Inadiáveis Leituras: “Dar a volta ao mundo”

Por Sílvia Lemos

© Sílvia Lemos

Por Sílvia Lemos
Primeiros dias de julho, o calor a arrastar os dias pela noite dentro, a aurora a lembrar-se de acordar o mundo antes do tempo, e eu com ela a aproveitar a horas frescas para acabar de ler o livro, O Bastardo, de Carlos Salgado Guimarães. É daqueles que queremos ler só mais uma página e quando damos conta estamos no fim. Li de rajada, já sabia, em duas fases. Este é um livro brutal que conta realidades do século XIX, à luz deste presente em que a indiferença e a injustiça se sentam à nossa mesa. Gostei da escrita, das palavras antigas, quase perdidas, do ritmo, do contexto e da intensidade da história. Sou tocada pelas graves diferenças sociais que fazem com que uns tenham tudo e outros nada. Sou sensível ao horror da impotência perante os autoritários. Que matriz é esta que parece tecer a fibra de tantos seres humanos ao longo da História? Uns fazem-se máquinas do mal, incapazes da comoção, rodopiando nas avenidas, em contraste com outros, sempre subjugados, mesmo sendo capazes das mais belas coisas, presos em becos sem saída. De que somos feitos nós? O que deixamos que os outros sejam?

Ainda estou a digerir o vento frio, as correntes dos rios, a porta fechada, o desamor. E o olhar de Martinho, aquele olhar. E deixo-me inundar de lágrimas. Que vontade de o abraçar.

A ele, como a nós, bastará sempre o amor.

E é o amor, sempre o amor, que me faz descobrir que “Por dentro de mim dou a volta ao mundo”.

É este o título do livro de A.M. Couto Viana, o último da riquíssima coleção Poesis, da Opera Omnia. De vez em quando, volto à poesia. Diria que não é bem de vez em quando – é quase diariamente -, porque há frases de poetas que ficam a habitar por muito tempo o que vou sendo, o que vou pensando. E António Couto Viana revela-se surpreendente ao dedicar poesia a David Mourão Ferreira ou a Luís Amaro. É a poesia do questionamento da existência. A poesia do desejo dos jardins. Que seria de nós sem os jardins?

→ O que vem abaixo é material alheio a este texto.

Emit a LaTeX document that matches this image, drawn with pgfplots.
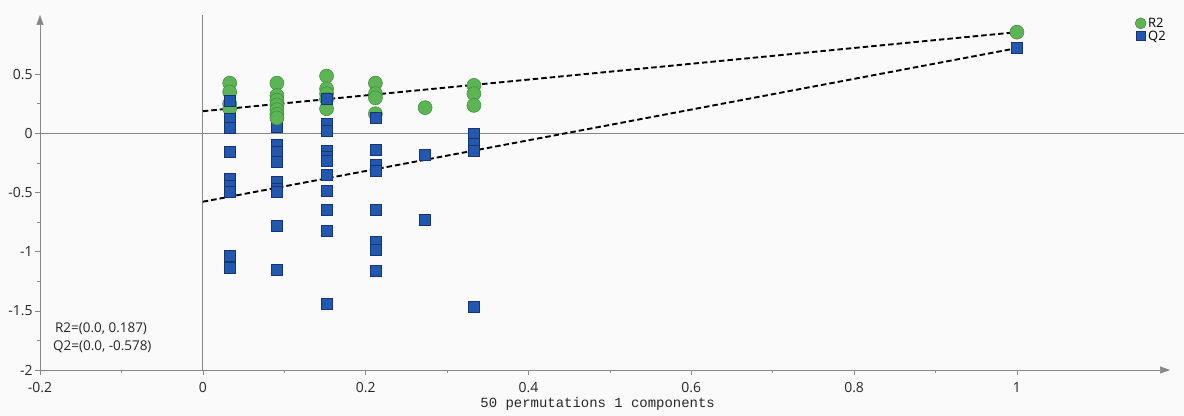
\documentclass[border=0pt]{standalone}
\usepackage{pgfplots}
\pgfplotsset{compat=1.18}
\usepackage{fontspec}
\setmainfont{Open Sans}
\setmonofont{Liberation Mono}
\usetikzlibrary{arrows.meta}
\definecolor{bg}{RGB}{250,250,250}
\definecolor{axgray}{RGB}{135,135,135}
\definecolor{rgreen}{RGB}{92,180,84}
\definecolor{rgreenedge}{RGB}{62,140,58}
\definecolor{qblue}{RGB}{34,88,176}
\definecolor{qblueedge}{RGB}{22,52,112}
\begin{document}
\begin{tikzpicture}
\path[use as bounding box, fill=bg] (-40bp,-46bp) rectangle (1144bp,370bp);
\begin{axis}[
  scale only axis, width=1130bp, height=355bp,
  xmin=-0.2, xmax=1.188, ymin=-2, ymax=1.0,
  axis lines=left,
  axis line style={axgray, line width=0.7pt},
  x axis line style={-{Triangle[length=10bp,width=7bp]}},
  y axis line style={-{Triangle[length=10bp,width=7bp]}},
  xtick={-0.2,0,0.2,0.4,0.6,0.8,1},
  ytick={-2,-1.5,-1,-0.5,0,0.5},
  minor x tick num=1, minor y tick num=1,
  tick align=outside,
  major tick length=5bp, minor tick length=3bp,
  tick style={axgray, line width=0.6pt},
  ticklabel style={font=\fontsize{14}{16}\selectfont, text=black!85},
  yticklabel style={xshift=1bp},
  xticklabel style={yshift=-4bp},
  /pgf/number format/assume math mode=true,
  clip=false,
  legend style={draw=none, fill=none, at={(rel axis cs:0.969,0.998)}, anchor=north west,
    font=\fontsize{13}{14}\selectfont, inner sep=0pt, row sep=-2bp,
    /tikz/every even column/.append style={column sep=1bp}},
  legend cell align=left,
  legend image code/.code={\draw[#1] plot coordinates {(0bp,0bp)};},
]
\draw[axgray, line width=0.7pt] (axis cs:0,-2) -- (axis cs:0,1.0);
\draw[axgray, line width=0.7pt] (axis cs:-0.2,0) -- (axis cs:1.205,0);

\addplot[only marks, mark=square*, mark size=5.5bp, mark options={fill=qblue, draw=qblueedge, line width=0.5pt},
  forget plot] coordinates {
(0.033,0.20) (0.091,0.053)
};
\addplot[only marks, mark=*, mark size=7bp, mark options={fill=rgreen, draw=rgreenedge, line width=0.5pt},
  legend image post style={mark size=5.5bp}] coordinates {
(0.033,0.424) (0.033,0.349) (0.033,0.25) (0.033,0.21)
(0.091,0.424) (0.091,0.32) (0.091,0.28) (0.091,0.24) (0.091,0.20) (0.091,0.16) (0.091,0.13)
(0.152,0.484) (0.152,0.377) (0.152,0.335) (0.152,0.29) (0.152,0.208)
(0.212,0.424) (0.212,0.335) (0.212,0.30) (0.212,0.166)
(0.273,0.217)
(0.333,0.405) (0.333,0.335) (0.333,0.236)
(1,0.855)
};
\addlegendentry{R2}
\addplot[only marks, mark=square*, mark size=5.5bp, mark options={fill=qblue, draw=qblueedge, line width=0.5pt},
  legend image post style={mark size=4.5bp}] coordinates {
(0.033,0.278) (0.033,0.127)
(0.033,0.05) (0.033,-0.158) (0.033,-0.383) (0.033,-0.439) (0.033,-0.49) (0.033,-1.038) (0.033,-1.134)
(0.091,-0.10) (0.091,-0.158) (0.091,-0.242) (0.091,-0.41) (0.091,-0.467) (0.091,-0.495) (0.091,-0.78) (0.091,-1.15)
(0.152,0.293) (0.152,0.082) (0.152,0.025) (0.152,-0.143) (0.152,-0.2) (0.152,-0.228) (0.152,-0.346) (0.152,-0.481) (0.152,-0.644) (0.152,-0.824) (0.152,-1.437)
(0.212,0.132) (0.212,-0.138) (0.212,-0.262) (0.212,-0.312) (0.212,-0.644) (0.212,-0.917) (0.212,-0.987) (0.212,-1.165)
(0.273,-0.18) (0.273,-0.728)
(0.333,-0.003) (0.333,-0.087) (0.333,-0.143) (0.333,-1.466)
(1,0.72)
};
\addlegendentry{Q2}
\addplot[forget plot, black, line width=1.9bp, dash pattern=on 5.5bp off 3bp] coordinates {(0,0.187) (1,0.855)};
\addplot[forget plot, black, line width=1.9bp, dash pattern=on 5.5bp off 3bp] coordinates {(0,-0.578) (1,0.72)};

\node[anchor=west, font=\fontsize{13.5}{15}\selectfont, text=black!85, inner sep=0pt] at (axis cs:-0.1816,-1.654) {R2=(0.0, 0.187)};
\node[anchor=west, font=\fontsize{13.5}{15}\selectfont, text=black!85, inner sep=0pt] at (axis cs:-0.184,-1.806) {Q2=(0.0, -0.578)};
\node[anchor=base, font=\fontsize{14}{16}\ttfamily, text=black!85, inner sep=0pt] at ([yshift=-37bp]axis cs:0.485,-2) {50 permutations 1 components};
\end{axis}
\end{tikzpicture}
\end{document}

É assim que a poesia se vai entranhando nos meus dias.

E se volto ao poema, parece-me outro. Vou de jardim em jardim, dentro de mim. Lembro-me de Pessoa e das circunstâncias.

Este senhor da poesia, António Couto Viana, é o mesmo que escreveu Quem gosta de animais cresce mais. Temos pela frente um livro de poemas lindíssimos para a infância, sobre os animais e sobre quem os ama, com desenhos de Vitor Pi. Belíssimos, os desenhos! São obras de arte a cada página, a acompanhar a beleza dos vocábulos que nos fazem criar laços com “o grilo que quer liberdade” (Dá-lhe liberdade no campo florido do Verão) ou com “a galinha engripada” ah…e com “o caracol que não quer sol”… Quase oiço música ao ler, folha a folha.

Não percam estes livros, Inadiáveis Leituras, na luz do Verão!